We are a string of trekkers from every corner of the globe hiking one by one toward the orange tents and tattered prayer flags at the base of the Khumbu Ice Fall that marks Everest Base Camp. Each of us have come so far to see that mountain, the tallest point on earth, and to stand at the camp that leads to her top.
I wonder why so many trekkers have come here. Simply to see her? To say that they did it? To know that they can hike this far this high this long? We cross the glacier, a thick slab of light blue ice covered in dust and gravel, and then we are here: at Everest Base Camp.
Many trekkers and bloggers told us that base camp is anticlimactic, but in what universe could this be the case? We are surrounded on all sides by the Himalayan Mountains. A sliver of Mount Everest is still visible behind snowy Nuptse. Trekkers cheer one another as they reach a pile of stones and prayer flags that mark the end of this pilgrimage. I cannot believe we are here. After 18 days of hard hiking, sometimes over 8 hours a day, sleeping in frigid lodges, not showering but once, we’ve reached base camp.
If it is anticlimactic, it’s only because nothing really happens at the end of this pilgrimage. One trekker from Baton Rouge asks me if I’m going to bury anything here, to leave anything behind. Surprised, I tell him I hadn’t thought about it.
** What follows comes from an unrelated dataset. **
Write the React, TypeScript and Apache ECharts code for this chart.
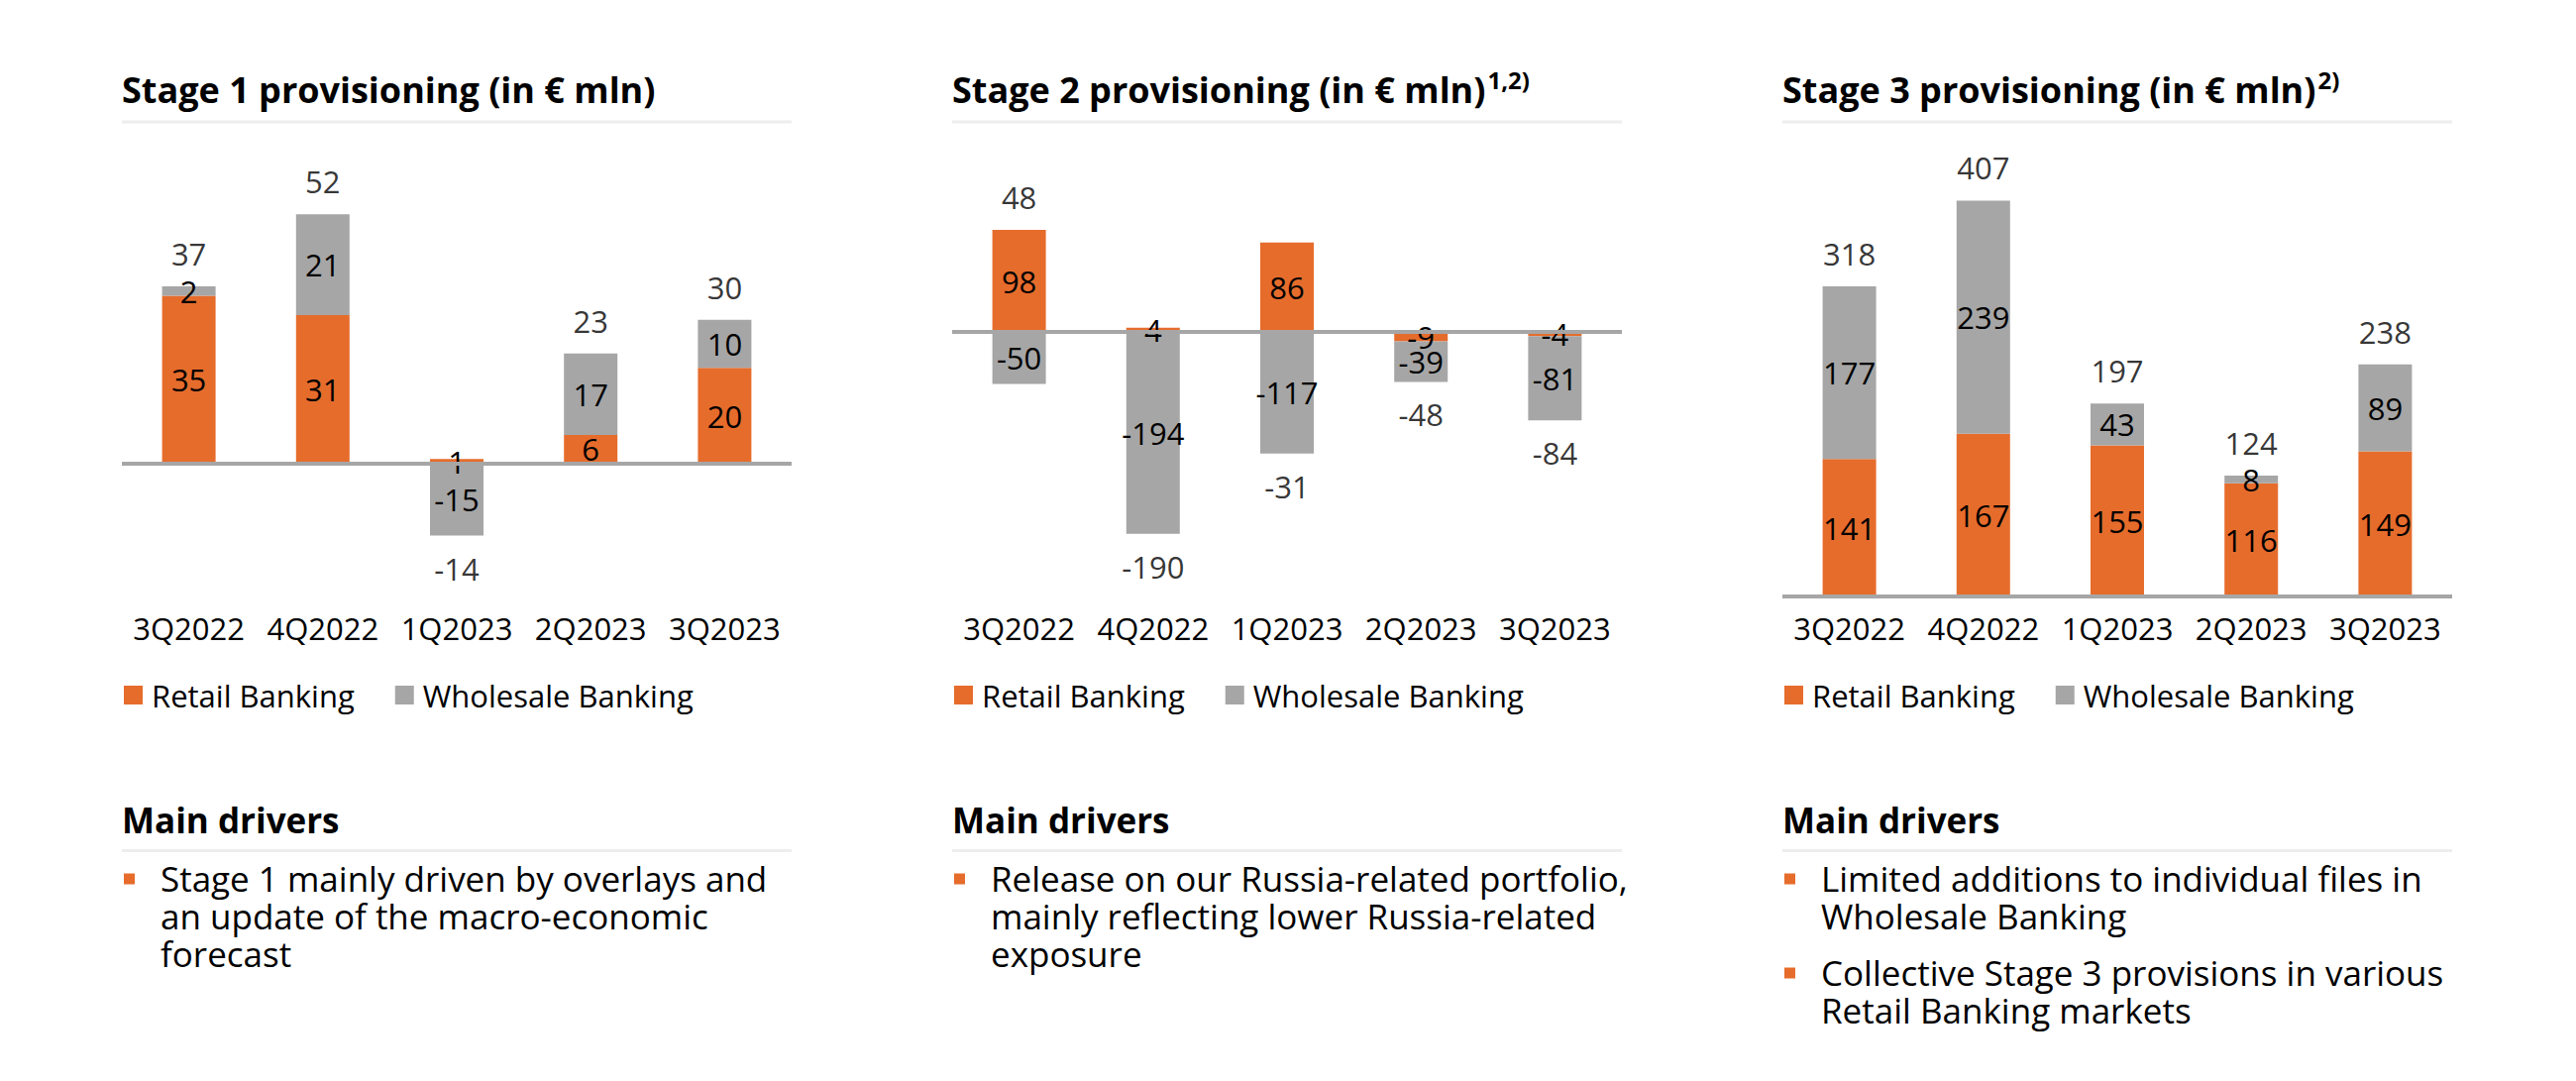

You should, he says. Why, I ask, is that common? It is, he says, it’s a way to mark the end of this strange route.
Emma and I find a boulder some ways away from the celebratory trekkers to sit in silence and eat Snickers. I wonder, what does it mean to see the tallest mountain in the world? What does it mean that we’ve come all this way to see this cluster of orange tents on a glacier at the base of a mountain? Certainly it is the wildest, most stunning place I have ever seen. And certainly I have pushed my mind and body to limits never imagined to get here. But now what? I’m surprised to find that we’ve reached the end. I’m ready to find the next peak, to keep on trekking. I could walk all the way to Shambhala. I am also ready to go home.